Almost any restaurant in Italy, features this pasta dish on the menu. I created a lighter version of this famous dish by baking the eggplant instead of sautéing. The red pepper, balances the acidity of the tomatoes and adds a light sweetness.
- 4 large eggplants (about 700gr), diced in 2-3 cm pieces
- 1/3 cup olive oil plus 3 Tbs extra
- some fresh thyme (or dry)
- 3 garlic cloves, crushed
- 1 red pepper (capsicum), chopped
- ½ cup good quality white wine
- 1 ½ cup tomato passata
- about 10 fresh basil leaves
- 1 Tbs cream
- salt and freshly ground pepper
- 500gr Rigatoni pasta
- 125gr fresh mozzarella, torn
- freshly grated parmesan to serve
Preheat oven to 220 C (430 F). Put the diced eggplants in a baking tray and drizzle with the 1/3 cup olive oil. Sprinkle with the thyme, salt and freshly ground black pepper. Bake for 30 minutes, stirring once.
Prepare the sauce while eggplants bake. In a large saucepan (you will mix everything in this pan so make sure its big enough to fit pasta, eggplants and sauce) over medium heat, add 3 tablespoons olive oil. Throw in the garlic and cook stirring for about a minute. Don’t burn the garlic, or it will taste bitter. Add the red pepper and cook for another minute until soft. Increase heat to high and add red wine. Let the alcohol evaporate for a minute or so. Reduce heat to medium low and add the tomatoes, basil leaves, salt and freshly ground black pepper. Let the sauce simmer for 5 minutes, until slightly thicker.

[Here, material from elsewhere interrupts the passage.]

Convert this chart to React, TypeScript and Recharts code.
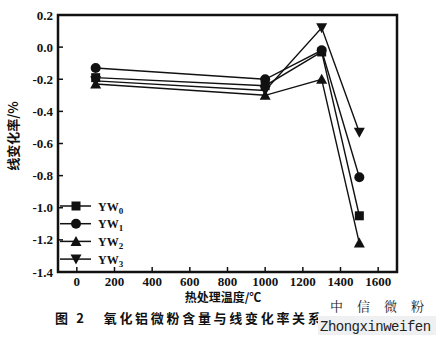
import React from 'react';
import { LineChart, Line, XAxis, YAxis, ReferenceArea } from 'recharts';

// heat treatment temperatures (°C)
const temps = [100, 1000, 1300, 1500];

// linear change rate (%) per sample
const yw0 = [-0.19, -0.24, -0.03, -1.05];
const yw1 = [-0.13, -0.2, -0.02, -0.81];
const yw2 = [-0.23, -0.3, -0.2, -1.22];
const yw3 = [-0.21, -0.27, 0.12, -0.53];

const xTicks = [0, 200, 400, 600, 800, 1000, 1200, 1400, 1600];
const yTicks = [0.2, 0.0, -0.2, -0.4, -0.6, -0.8, -1.0, -1.2, -1.4];

const seriesNames = ['YW0', 'YW1', 'YW2', 'YW3'];
const shapes = ['square', 'circle', 'up', 'down'];

const data = temps.map((t, i) => ({
  t,
  YW0: yw0[i],
  YW1: yw1[i],
  YW2: yw2[i],
  YW3: yw3[i],
}));

const FONT = '"Liberation Serif", "DejaVu Serif", serif';
const CJK = '"Noto Sans CJK SC", sans-serif';

const Marker = ({ cx, cy, kind }: { cx: number; cy: number; kind: string }) => {
  if (cx == null || cy == null) return null;
  if (kind === 'square') return <rect x={cx - 4.5} y={cy - 4.5} width={9} height={9} fill="#111" />;
  if (kind === 'circle') return <circle cx={cx} cy={cy} r={5} fill="#111" />;
  if (kind === 'up')
    return <polygon points={`${cx},${cy - 5.5} ${cx - 5.5},${cy + 4.5} ${cx + 5.5},${cy + 4.5}`} fill="#111" />;
  return <polygon points={`${cx},${cy + 5.5} ${cx - 5.5},${cy - 4.5} ${cx + 5.5},${cy - 4.5}`} fill="#111" />;
};

const XTick = (props: any) => {
  const { x, y, payload } = props;
  return (
    <g>
      <line x1={x} y1={y} x2={x} y2={y - 5} stroke="#111" strokeWidth={1.5} />
      <text x={x} y={y + 14} textAnchor="middle" fontFamily={FONT} fontWeight="bold" fontSize={13} fill="#111">
        {payload.value}
      </text>
    </g>
  );
};

const YTick = (props: any) => {
  const { x, y, payload } = props;
  return (
    <g>
      <line x1={x} y1={y} x2={x + 5} y2={y} stroke="#111" strokeWidth={1.5} />
      <text x={x - 5} y={y + 4.5} textAnchor="end" fontFamily={FONT} fontWeight="bold" fontSize={13} fill="#111">
        {Number(payload.value).toFixed(1)}
      </text>
    </g>
  );
};

export default function App() {
  return (
    <div style={{ position: 'absolute', left: 0, top: 0, width: 440, height: 339, background: '#fff' }}>
      <LineChart width={440} height={339} data={data} margin={{ top: 15, right: 43, bottom: 37, left: 0 }}>
        <XAxis
          dataKey="t"
          type="number"
          domain={[-100, 1700]}
          ticks={xTicks}
          height={30}
          axisLine={false}
          tickLine={false}
          tickSize={0}
          tickMargin={0}
          tick={<XTick />}
          interval={0}
        />
        <YAxis
          type="number"
          domain={[-1.4, 0.2]}
          ticks={yTicks}
          width={58}
          axisLine={false}
          tickLine={false}
          tickSize={0}
          tickMargin={0}
          tick={<YTick />}
          interval={0}
        />
        <ReferenceArea x1={-100} x2={1700} y1={-1.4} y2={0.2} fill="none" stroke="#111" strokeWidth={2.5} />
        {seriesNames.map((n, i) => (
          <Line
            key={n}
            dataKey={n}
            stroke="#111"
            strokeWidth={1.4}
            isAnimationActive={false}
            dot={(p: any) => <Marker key={`${n}-${p.index}`} cx={p.cx} cy={p.cy} kind={shapes[i]} />}
          />
        ))}
      </LineChart>
      <svg width={440} height={339} style={{ position: 'absolute', left: 0, top: 0, pointerEvents: 'none' }}>
        {/* legend */}
        {seriesNames.map((n, i) => {
          const cy = 206 + i * 17.7;
          return (
            <g key={n}>
              <line x1={60} y1={cy} x2={91} y2={cy} stroke="#111" strokeWidth={1.5} />
              <Marker cx={76} cy={cy} kind={shapes[i]} />
              <text x={98} y={cy + 4.5} fontFamily={FONT} fontWeight="bold" fontSize={12} fill="#111">
                YW<tspan fontSize={9} dy={3}>{i}</tspan>
              </text>
            </g>
          );
        })}
        <text
          transform="translate(18,136) rotate(-90)"
          textAnchor="middle"
          fontFamily={CJK}
          fontWeight="bold"
          fontSize={13}
          fill="#111"
        >
          线变化率/%
        </text>
        <text x={223} y={302} textAnchor="middle" fontFamily={CJK} fontWeight="bold" fontSize={12} fill="#111">
          热处理温度/℃
        </text>
        <text x={55} y={323} fontFamily={CJK} fontWeight="bold" fontSize={13} fill="#111" letterSpacing={2.7}>
          图 2{'\u00a0\u00a0\u00a0'}氧化铝微粉含量与线变化率关系
        </text>
        <rect x={318} y={316} width={118} height={19} fill="#eef0f2" />
        <text x={330} y={311} fontFamily='"Noto Serif CJK SC", "Noto Sans CJK SC", serif' fontSize={13} fill="#222" letterSpacing={14}>
          中信微粉
        </text>
        <text x={320} y={331} fontFamily='"Liberation Mono", monospace' fontSize={14} fill="#222" letterSpacing={-0.5}>
          Zhongxinweifen
        </text>
      </svg>
    </div>
  );
}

Stir in the cream and take off the heat.
In a large pot bring plenty of salted water to boil. Add the pasta and cook 2 minutes less than the time indicated on the packet instructions. Drain pasta but reserve one-two cups of the starchy cooking water. Add the eggplants and pasta to the tomato sauce. Stir gently over low heat for a couple of minutes, to distribute all the ingredients and let the flavours blend together. If mixture is too thick add some of the pasta cooking water. Turn off the heat and add the fresh mozzarella. Serve with freshly grated parmesan and a generous sprinkle of freshly ground black pepper.